__What you need to do__. Without the pictures, output the lines of the material from the very first through the one that holds "from matplotlib.transforms import".
——————————
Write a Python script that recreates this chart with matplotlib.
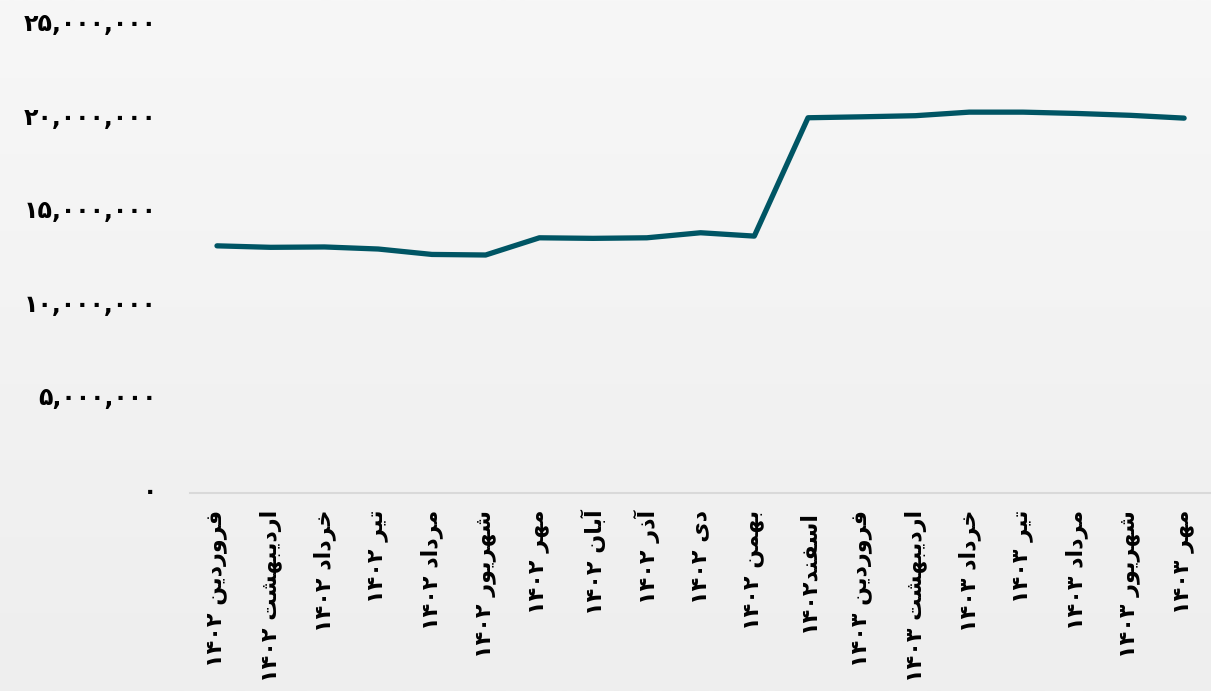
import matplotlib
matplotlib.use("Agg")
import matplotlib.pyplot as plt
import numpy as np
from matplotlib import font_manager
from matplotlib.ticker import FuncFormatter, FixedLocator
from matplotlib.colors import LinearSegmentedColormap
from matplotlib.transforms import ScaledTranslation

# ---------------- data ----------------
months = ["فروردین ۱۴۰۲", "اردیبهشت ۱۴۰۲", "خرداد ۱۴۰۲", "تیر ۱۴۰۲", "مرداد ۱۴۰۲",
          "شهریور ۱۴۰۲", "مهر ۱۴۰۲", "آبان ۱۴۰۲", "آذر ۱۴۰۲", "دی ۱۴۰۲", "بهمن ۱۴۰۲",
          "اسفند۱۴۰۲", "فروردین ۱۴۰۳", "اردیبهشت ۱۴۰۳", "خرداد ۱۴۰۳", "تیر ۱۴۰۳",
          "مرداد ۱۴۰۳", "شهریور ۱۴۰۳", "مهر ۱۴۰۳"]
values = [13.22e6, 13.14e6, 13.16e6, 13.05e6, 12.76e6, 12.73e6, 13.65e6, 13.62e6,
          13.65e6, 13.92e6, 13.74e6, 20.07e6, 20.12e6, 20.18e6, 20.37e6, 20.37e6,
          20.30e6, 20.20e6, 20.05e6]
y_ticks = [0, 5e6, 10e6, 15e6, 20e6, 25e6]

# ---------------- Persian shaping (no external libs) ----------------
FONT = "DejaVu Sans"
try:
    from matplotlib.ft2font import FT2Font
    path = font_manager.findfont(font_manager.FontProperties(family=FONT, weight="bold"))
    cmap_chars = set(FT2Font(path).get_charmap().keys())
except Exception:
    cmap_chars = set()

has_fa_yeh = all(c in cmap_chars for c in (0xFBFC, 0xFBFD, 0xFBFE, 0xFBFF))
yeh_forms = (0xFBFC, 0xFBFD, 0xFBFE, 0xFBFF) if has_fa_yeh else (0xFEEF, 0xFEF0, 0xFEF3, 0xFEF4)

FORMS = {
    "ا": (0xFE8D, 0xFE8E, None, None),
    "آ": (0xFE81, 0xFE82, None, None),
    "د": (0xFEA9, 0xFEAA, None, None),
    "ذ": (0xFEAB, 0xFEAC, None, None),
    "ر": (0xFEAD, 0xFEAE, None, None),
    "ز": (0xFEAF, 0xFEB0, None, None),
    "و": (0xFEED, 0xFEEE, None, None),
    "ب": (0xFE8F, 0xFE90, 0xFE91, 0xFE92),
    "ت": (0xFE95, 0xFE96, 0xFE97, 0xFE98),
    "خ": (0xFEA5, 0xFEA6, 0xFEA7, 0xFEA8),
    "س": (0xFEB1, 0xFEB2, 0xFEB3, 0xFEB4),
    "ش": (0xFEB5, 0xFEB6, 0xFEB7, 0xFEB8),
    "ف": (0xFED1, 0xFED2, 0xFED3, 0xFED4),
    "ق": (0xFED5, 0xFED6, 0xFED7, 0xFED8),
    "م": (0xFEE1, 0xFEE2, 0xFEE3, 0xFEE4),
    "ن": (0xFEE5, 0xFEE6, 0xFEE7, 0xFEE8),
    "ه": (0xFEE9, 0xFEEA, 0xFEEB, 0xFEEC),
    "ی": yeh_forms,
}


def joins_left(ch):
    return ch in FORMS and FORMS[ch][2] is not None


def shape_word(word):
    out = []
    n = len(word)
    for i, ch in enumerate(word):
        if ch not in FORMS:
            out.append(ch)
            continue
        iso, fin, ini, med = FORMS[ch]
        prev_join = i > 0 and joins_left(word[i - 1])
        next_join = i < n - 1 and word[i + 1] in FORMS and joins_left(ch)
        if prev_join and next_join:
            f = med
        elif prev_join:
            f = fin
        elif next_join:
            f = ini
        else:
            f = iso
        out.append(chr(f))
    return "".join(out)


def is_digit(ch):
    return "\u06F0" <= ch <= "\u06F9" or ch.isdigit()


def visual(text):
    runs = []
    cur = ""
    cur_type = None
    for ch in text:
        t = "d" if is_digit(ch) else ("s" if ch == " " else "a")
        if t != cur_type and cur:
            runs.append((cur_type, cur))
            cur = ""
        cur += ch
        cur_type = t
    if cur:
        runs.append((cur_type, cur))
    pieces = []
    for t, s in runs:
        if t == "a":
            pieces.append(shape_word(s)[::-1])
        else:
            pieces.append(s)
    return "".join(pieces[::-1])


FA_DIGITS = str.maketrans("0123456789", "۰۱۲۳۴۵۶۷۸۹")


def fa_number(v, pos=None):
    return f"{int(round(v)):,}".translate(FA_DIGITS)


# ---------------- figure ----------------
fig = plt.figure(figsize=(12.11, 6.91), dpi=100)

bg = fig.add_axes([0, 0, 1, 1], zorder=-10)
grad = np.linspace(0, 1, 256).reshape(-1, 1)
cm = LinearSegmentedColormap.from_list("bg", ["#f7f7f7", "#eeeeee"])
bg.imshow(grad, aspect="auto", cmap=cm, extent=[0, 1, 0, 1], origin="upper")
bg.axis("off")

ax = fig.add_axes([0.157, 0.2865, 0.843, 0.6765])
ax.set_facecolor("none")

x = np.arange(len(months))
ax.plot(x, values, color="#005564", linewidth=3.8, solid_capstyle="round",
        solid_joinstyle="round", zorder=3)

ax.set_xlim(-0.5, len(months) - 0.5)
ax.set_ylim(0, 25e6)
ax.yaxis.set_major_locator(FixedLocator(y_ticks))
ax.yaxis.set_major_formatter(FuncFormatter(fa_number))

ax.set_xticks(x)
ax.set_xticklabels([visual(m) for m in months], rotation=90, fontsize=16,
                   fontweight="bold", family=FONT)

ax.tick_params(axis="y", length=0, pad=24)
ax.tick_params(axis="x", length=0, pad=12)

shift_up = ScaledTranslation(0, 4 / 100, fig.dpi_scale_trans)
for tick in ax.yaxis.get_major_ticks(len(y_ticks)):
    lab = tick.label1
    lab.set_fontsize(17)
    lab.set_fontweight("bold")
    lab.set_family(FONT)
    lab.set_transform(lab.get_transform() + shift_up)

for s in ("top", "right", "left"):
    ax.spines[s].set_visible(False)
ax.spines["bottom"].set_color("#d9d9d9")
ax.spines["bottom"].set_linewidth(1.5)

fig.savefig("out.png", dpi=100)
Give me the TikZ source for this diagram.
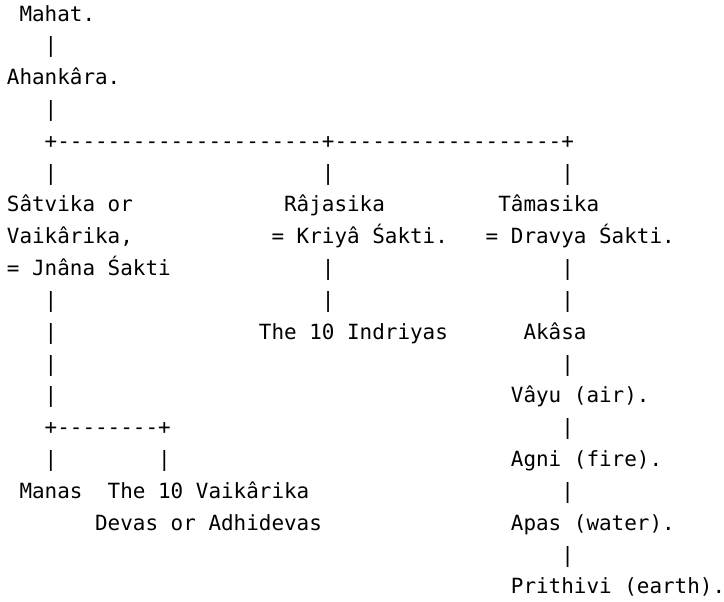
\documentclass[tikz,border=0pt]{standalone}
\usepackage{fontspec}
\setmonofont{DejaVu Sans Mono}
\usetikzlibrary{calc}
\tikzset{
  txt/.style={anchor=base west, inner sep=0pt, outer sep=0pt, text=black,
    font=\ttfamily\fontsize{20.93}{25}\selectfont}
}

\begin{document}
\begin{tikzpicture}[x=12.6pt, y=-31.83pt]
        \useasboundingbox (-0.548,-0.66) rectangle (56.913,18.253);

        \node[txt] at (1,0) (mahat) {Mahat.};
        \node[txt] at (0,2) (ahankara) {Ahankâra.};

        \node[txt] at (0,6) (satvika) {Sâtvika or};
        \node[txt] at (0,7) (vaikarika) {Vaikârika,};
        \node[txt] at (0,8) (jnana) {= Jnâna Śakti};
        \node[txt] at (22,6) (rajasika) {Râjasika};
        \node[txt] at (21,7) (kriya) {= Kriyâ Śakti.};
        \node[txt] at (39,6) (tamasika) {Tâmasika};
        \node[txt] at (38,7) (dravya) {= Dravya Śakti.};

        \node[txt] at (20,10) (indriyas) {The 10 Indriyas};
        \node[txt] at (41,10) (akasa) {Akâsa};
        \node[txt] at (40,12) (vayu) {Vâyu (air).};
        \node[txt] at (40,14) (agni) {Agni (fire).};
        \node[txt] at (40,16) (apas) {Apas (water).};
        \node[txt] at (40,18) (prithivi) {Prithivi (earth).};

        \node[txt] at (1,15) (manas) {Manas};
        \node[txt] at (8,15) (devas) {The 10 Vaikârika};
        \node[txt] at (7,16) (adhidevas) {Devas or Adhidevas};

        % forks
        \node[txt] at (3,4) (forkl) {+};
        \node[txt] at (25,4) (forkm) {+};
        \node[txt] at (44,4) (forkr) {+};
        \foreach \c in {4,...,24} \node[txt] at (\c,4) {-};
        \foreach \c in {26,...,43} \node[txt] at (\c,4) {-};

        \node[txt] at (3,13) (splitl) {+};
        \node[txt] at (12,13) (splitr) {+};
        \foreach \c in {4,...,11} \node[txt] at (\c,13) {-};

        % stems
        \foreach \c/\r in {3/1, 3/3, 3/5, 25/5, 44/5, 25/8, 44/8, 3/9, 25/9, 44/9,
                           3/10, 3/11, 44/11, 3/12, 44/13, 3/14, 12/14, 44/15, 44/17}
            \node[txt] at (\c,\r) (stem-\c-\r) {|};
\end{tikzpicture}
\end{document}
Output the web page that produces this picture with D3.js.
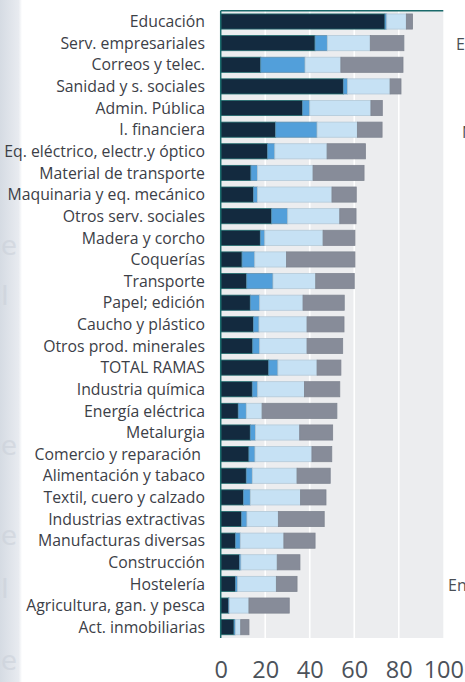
——————————
__The completed task__.
Write a Python script that recreates this chart with matplotlib.
import matplotlib
matplotlib.use("Agg")
import matplotlib.pyplot as plt
import numpy as np
from matplotlib import font_manager
from matplotlib.ticker import FuncFormatter, FixedLocator
from matplotlib.colors import LinearSegmentedColormap
from matplotlib.transforms import ScaledTranslation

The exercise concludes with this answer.